**Collected material**
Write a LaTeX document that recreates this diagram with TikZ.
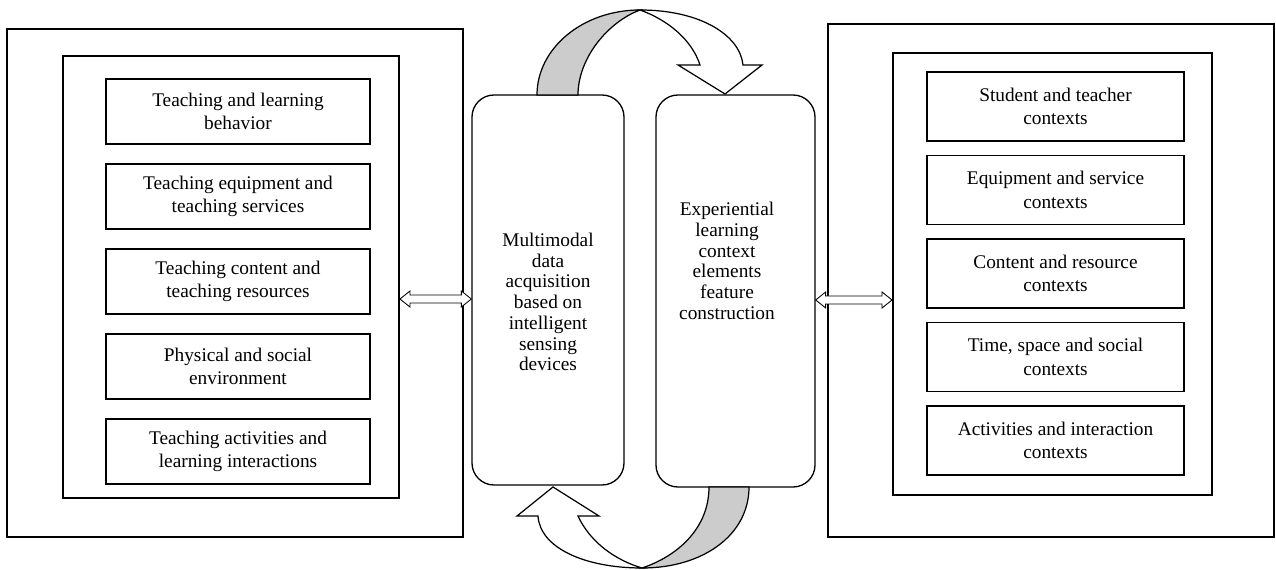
\documentclass[tikz,border=0pt]{standalone}
\usepackage{fontspec}
\setmainfont{Liberation Serif}
\usetikzlibrary{calc}

% hollow two-headed block arrow, drawn at the height of the first point
\newcommand{\dblarrow}[2]{%
  \draw[dblarrow] let \p1=(#1), \p2=(#2) in
    (\x1,\y1) -- (\x1+2mm,\y1+1.6mm) -- (\x1+2mm,\y1+0.8mm)
    -- (\x2-2mm,\y1+0.8mm) -- (\x2-2mm,\y1+1.6mm) -- (\x2,\y1)
    -- (\x2-2mm,\y1-1.6mm) -- (\x2-2mm,\y1-0.8mm)
    -- (\x1+2mm,\y1-0.8mm) -- (\x1+2mm,\y1-1.6mm) -- cycle;}

\begin{document}
\begin{tikzpicture}[x=0.2mm, y=-0.2mm,
    frame/.style={draw, line width=1.1pt},
    item/.style={draw, line width=1.1pt, align=center, inner sep=0pt},
    sense/.style={draw, line width=0.75pt, rounded corners=4.4mm},
    sensetext/.style={align=center, font=\fontsize{11}{11.8}\selectfont},
    dblarrow/.style={line width=0.5pt, fill=white},
    turnarrow/.style={draw, line width=0.7pt, line join=miter},
    every node/.append style={font=\fontsize{11}{13.5}\selectfont}
  ]
  \useasboundingbox (0,0) rectangle (1276,570);

  % Left: teaching elements
  \node[frame, minimum width=91.2mm, minimum height=101.6mm] (lout) at (235,283) {};
  \node[frame, minimum width=67.2mm, minimum height=88.4mm] (lmid) at (231,277) {};
  \foreach \txt [count=\i from 0] in {
      {Teaching and learning\\behavior},
      {Teaching equipment and\\teaching services},
      {Teaching content and\\teaching resources},
      {Physical and social\\environment},
      {Teaching activities and\\learning interactions}}
    \node[item, minimum width=52.8mm, minimum height=13mm] (lbox\i) at (238,111.5+85*\i) {\txt};

  % Right: context elements
  \node[frame, minimum width=89.2mm, minimum height=102.6mm] (rout) at (1051,280.5) {};
  \node[frame, minimum width=63.8mm, minimum height=88.4mm] (rmid) at (1052.5,274) {};
  \foreach \txt [count=\i from 0] in {
      {Student and teacher\\contexts},
      {Equipment and service\\contexts},
      {Content and resource\\contexts},
      {Time, space and social\\contexts},
      {Activities and interaction\\contexts}}
    \node[item, minimum width=51.4mm, minimum height=13.8mm] (rbox\i) at (1055.5,106.5+83.5*\i) {\txt};

  % Middle: the two processing stages
  \node[sense, minimum width=30.4mm, minimum height=78mm] (lsense) at (548,290) {};
  \node[sensetext] (lsensetxt) at (548,302)
    {Multimodal\\data\\acquisition\\based on\\intelligent\\sensing\\devices};
  \node[sense, minimum width=31.8mm, minimum height=78.4mm] (rsense) at (735.5,291) {};
  \node[sensetext] (rsensetxt) at (727,261)
    {Experiential\\learning\\context\\elements\\feature\\construction};

  % Links between the sides and the middle
  \dblarrow{[yshift=-4.4mm]lmid.east}{lsense.west}
  \dblarrow{[yshift=-1.8mm]rsense.east}{rmid.west}

  % Turning arrow on top
  \filldraw[turnarrow, fill=black!20] (537,95) .. controls (537,48) and (583,10) .. (640,10)
    .. controls (608,22) and (578,58) .. (578,95) -- cycle;
  \filldraw[turnarrow, fill=white] (640,10) .. controls (700,10) and (740,35) .. (743,65)
    -- (762,65) -- (725,94) -- (678,65) -- (700,65)
    .. controls (692,40) and (668,20) .. (640,10) -- cycle;

  % Turning arrow below
  \filldraw[turnarrow, fill=black!20] (709,487) -- (749,487)
    .. controls (749,535) and (703,568) .. (642,568)
    .. controls (678,556) and (709,528) .. (709,487) -- cycle;
  \filldraw[turnarrow, fill=white] (642,568) .. controls (585,568) and (540,548) .. (538,516)
    -- (517,516) -- (553,487) -- (599,516) -- (578,516)
    .. controls (590,542) and (615,560) .. (642,568) -- cycle;

\end{tikzpicture}
\end{document}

**Task to carry out**
Output the lines above in full and exactly as given, omitting any pictures.

**Exercise result**
Write a LaTeX document that recreates this diagram with TikZ.
\documentclass[tikz,border=0pt]{standalone}
\usepackage{fontspec}
\setmainfont{Liberation Serif}
\usetikzlibrary{calc}

% hollow two-headed block arrow, drawn at the height of the first point
\newcommand{\dblarrow}[2]{%
  \draw[dblarrow] let \p1=(#1), \p2=(#2) in
    (\x1,\y1) -- (\x1+2mm,\y1+1.6mm) -- (\x1+2mm,\y1+0.8mm)
    -- (\x2-2mm,\y1+0.8mm) -- (\x2-2mm,\y1+1.6mm) -- (\x2,\y1)
    -- (\x2-2mm,\y1-1.6mm) -- (\x2-2mm,\y1-0.8mm)
    -- (\x1+2mm,\y1-0.8mm) -- (\x1+2mm,\y1-1.6mm) -- cycle;}

\begin{document}
\begin{tikzpicture}[x=0.2mm, y=-0.2mm,
    frame/.style={draw, line width=1.1pt},
    item/.style={draw, line width=1.1pt, align=center, inner sep=0pt},
    sense/.style={draw, line width=0.75pt, rounded corners=4.4mm},
    sensetext/.style={align=center, font=\fontsize{11}{11.8}\selectfont},
    dblarrow/.style={line width=0.5pt, fill=white},
    turnarrow/.style={draw, line width=0.7pt, line join=miter},
    every node/.append style={font=\fontsize{11}{13.5}\selectfont}
  ]
  \useasboundingbox (0,0) rectangle (1276,570);

  % Left: teaching elements
  \node[frame, minimum width=91.2mm, minimum height=101.6mm] (lout) at (235,283) {};
  \node[frame, minimum width=67.2mm, minimum height=88.4mm] (lmid) at (231,277) {};
  \foreach \txt [count=\i from 0] in {
      {Teaching and learning\\behavior},
      {Teaching equipment and\\teaching services},
      {Teaching content and\\teaching resources},
      {Physical and social\\environment},
      {Teaching activities and\\learning interactions}}
    \node[item, minimum width=52.8mm, minimum height=13mm] (lbox\i) at (238,111.5+85*\i) {\txt};

  % Right: context elements
  \node[frame, minimum width=89.2mm, minimum height=102.6mm] (rout) at (1051,280.5) {};
  \node[frame, minimum width=63.8mm, minimum height=88.4mm] (rmid) at (1052.5,274) {};
  \foreach \txt [count=\i from 0] in {
      {Student and teacher\\contexts},
      {Equipment and service\\contexts},
      {Content and resource\\contexts},
      {Time, space and social\\contexts},
      {Activities and interaction\\contexts}}
    \node[item, minimum width=51.4mm, minimum height=13.8mm] (rbox\i) at (1055.5,106.5+83.5*\i) {\txt};

  % Middle: the two processing stages
  \node[sense, minimum width=30.4mm, minimum height=78mm] (lsense) at (548,290) {};
  \node[sensetext] (lsensetxt) at (548,302)
    {Multimodal\\data\\acquisition\\based on\\intelligent\\sensing\\devices};
  \node[sense, minimum width=31.8mm, minimum height=78.4mm] (rsense) at (735.5,291) {};
  \node[sensetext] (rsensetxt) at (727,261)
    {Experiential\\learning\\context\\elements\\feature\\construction};

  % Links between the sides and the middle
  \dblarrow{[yshift=-4.4mm]lmid.east}{lsense.west}
  \dblarrow{[yshift=-1.8mm]rsense.east}{rmid.west}

  % Turning arrow on top
  \filldraw[turnarrow, fill=black!20] (537,95) .. controls (537,48) and (583,10) .. (640,10)
    .. controls (608,22) and (578,58) .. (578,95) -- cycle;
  \filldraw[turnarrow, fill=white] (640,10) .. controls (700,10) and (740,35) .. (743,65)
    -- (762,65) -- (725,94) -- (678,65) -- (700,65)
    .. controls (692,40) and (668,20) .. (640,10) -- cycle;

  % Turning arrow below
  \filldraw[turnarrow, fill=black!20] (709,487) -- (749,487)
    .. controls (749,535) and (703,568) .. (642,568)
    .. controls (678,556) and (709,528) .. (709,487) -- cycle;
  \filldraw[turnarrow, fill=white] (642,568) .. controls (585,568) and (540,548) .. (538,516)
    -- (517,516) -- (553,487) -- (599,516) -- (578,516)
    .. controls (590,542) and (615,560) .. (642,568) -- cycle;

\end{tikzpicture}
\end{document}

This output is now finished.